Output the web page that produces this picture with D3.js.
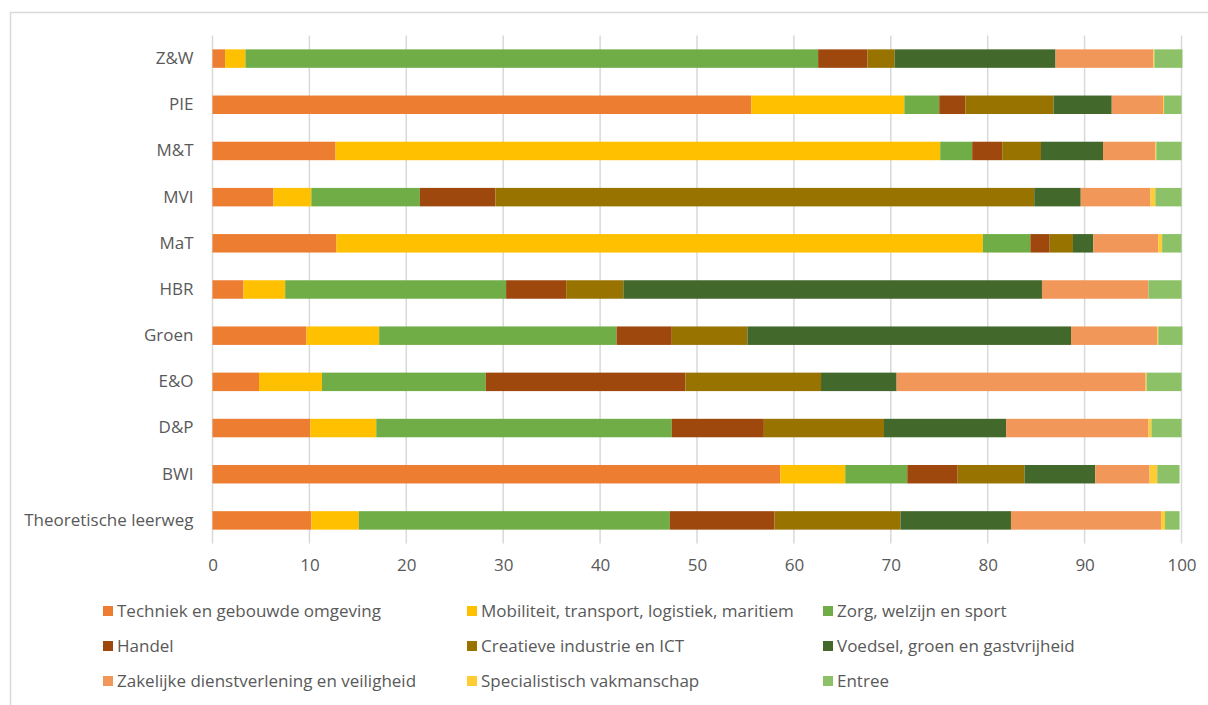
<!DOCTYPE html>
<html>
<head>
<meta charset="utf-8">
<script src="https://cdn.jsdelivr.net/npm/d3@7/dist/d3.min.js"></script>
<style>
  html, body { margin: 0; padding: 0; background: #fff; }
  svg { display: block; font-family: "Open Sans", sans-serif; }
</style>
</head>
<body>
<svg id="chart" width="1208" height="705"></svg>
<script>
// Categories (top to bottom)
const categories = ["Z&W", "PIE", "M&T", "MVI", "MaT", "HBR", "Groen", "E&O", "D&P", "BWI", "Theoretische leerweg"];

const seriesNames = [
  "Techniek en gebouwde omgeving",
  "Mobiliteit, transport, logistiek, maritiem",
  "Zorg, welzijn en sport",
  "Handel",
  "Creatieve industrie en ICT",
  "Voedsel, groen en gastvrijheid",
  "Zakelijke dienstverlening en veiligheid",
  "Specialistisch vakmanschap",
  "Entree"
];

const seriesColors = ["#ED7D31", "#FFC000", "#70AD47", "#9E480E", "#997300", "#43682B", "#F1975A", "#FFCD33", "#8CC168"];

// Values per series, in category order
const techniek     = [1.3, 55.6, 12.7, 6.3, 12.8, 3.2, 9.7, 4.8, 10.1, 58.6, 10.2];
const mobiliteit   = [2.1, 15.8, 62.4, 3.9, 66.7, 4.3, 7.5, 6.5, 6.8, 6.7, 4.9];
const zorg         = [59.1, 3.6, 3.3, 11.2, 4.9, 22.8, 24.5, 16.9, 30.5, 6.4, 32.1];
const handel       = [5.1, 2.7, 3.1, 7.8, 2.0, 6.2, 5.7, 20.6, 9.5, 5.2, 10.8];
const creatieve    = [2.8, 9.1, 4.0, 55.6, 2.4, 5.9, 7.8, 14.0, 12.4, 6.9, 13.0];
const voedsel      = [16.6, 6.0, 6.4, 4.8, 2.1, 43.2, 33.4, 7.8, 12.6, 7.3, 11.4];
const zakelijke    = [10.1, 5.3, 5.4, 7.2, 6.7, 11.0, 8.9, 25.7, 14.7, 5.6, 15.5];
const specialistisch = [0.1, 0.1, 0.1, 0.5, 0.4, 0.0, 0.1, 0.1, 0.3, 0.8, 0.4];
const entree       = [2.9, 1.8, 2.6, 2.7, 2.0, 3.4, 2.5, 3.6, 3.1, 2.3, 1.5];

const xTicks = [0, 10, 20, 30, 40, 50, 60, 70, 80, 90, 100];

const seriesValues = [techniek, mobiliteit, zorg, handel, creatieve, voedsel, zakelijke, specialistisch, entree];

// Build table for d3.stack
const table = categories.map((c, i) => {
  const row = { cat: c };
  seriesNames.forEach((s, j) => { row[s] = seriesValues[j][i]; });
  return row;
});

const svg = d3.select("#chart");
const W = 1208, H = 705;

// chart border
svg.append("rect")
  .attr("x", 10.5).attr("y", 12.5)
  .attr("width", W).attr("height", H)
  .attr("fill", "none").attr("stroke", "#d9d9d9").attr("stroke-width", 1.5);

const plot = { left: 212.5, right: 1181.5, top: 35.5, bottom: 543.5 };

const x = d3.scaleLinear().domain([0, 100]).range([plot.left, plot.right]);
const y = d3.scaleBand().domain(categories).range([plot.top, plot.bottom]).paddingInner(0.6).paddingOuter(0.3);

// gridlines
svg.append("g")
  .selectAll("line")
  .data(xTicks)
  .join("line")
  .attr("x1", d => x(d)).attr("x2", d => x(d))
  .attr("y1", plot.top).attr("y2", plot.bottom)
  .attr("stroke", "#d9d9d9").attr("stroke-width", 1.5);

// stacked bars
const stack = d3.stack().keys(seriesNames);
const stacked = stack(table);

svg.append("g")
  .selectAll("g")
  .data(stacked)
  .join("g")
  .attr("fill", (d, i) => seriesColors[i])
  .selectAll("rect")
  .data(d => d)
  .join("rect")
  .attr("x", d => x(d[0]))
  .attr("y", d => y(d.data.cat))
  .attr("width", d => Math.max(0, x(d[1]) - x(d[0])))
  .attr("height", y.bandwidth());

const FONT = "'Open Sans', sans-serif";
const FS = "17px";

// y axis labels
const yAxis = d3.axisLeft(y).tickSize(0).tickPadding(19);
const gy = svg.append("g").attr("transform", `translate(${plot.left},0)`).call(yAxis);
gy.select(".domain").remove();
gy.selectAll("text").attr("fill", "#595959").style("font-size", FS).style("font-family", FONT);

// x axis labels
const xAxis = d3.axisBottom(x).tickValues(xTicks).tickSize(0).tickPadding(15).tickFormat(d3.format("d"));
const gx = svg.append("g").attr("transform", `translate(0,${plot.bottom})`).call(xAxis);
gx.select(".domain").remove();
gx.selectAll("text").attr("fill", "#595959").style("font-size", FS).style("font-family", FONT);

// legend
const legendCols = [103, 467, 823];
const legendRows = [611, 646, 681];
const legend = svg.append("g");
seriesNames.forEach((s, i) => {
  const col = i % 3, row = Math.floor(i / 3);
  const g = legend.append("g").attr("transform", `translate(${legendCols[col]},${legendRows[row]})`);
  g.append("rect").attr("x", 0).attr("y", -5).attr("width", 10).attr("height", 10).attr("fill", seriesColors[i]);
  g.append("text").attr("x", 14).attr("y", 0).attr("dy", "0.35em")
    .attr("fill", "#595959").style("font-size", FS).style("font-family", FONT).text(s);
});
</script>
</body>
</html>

---

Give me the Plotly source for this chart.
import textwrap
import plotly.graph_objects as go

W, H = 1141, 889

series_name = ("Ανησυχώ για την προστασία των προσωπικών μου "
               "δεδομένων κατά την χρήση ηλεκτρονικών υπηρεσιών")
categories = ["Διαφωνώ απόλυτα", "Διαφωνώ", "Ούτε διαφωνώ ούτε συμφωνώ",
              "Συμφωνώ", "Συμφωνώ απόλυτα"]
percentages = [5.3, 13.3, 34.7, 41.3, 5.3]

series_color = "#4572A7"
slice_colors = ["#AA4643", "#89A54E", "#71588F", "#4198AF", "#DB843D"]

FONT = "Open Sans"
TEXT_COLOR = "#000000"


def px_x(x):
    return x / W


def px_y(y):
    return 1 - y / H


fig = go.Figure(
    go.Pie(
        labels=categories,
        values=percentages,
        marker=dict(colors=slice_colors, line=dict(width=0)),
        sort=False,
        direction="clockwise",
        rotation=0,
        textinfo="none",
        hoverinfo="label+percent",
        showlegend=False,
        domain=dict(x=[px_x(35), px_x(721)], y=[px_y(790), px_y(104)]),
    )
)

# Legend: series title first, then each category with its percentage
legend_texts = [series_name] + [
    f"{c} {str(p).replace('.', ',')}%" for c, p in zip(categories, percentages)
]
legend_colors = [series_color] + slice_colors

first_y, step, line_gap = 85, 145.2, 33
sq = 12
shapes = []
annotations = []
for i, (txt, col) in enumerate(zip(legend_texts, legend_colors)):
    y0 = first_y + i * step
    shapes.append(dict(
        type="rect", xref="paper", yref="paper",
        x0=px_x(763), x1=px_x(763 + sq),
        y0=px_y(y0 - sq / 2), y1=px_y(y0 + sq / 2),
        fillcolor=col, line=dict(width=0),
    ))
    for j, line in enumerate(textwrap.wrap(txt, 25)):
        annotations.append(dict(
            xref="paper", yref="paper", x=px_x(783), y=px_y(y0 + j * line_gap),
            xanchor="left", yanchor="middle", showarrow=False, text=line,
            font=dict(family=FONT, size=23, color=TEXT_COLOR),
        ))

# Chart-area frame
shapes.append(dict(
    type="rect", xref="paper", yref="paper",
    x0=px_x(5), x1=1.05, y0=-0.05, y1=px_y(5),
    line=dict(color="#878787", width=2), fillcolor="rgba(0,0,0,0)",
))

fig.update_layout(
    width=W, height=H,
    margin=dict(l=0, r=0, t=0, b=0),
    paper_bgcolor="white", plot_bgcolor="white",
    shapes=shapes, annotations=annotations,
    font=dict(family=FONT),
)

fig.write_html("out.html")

Task description: Quote the lines that begin at the line containing "Give me the Plotly source for this chart." and end at the line containing "W, H = 1141, 889", keeping both of those lines.

Answer for this exercise:
Give me the Plotly source for this chart.
import textwrap
import plotly.graph_objects as go

W, H = 1141, 889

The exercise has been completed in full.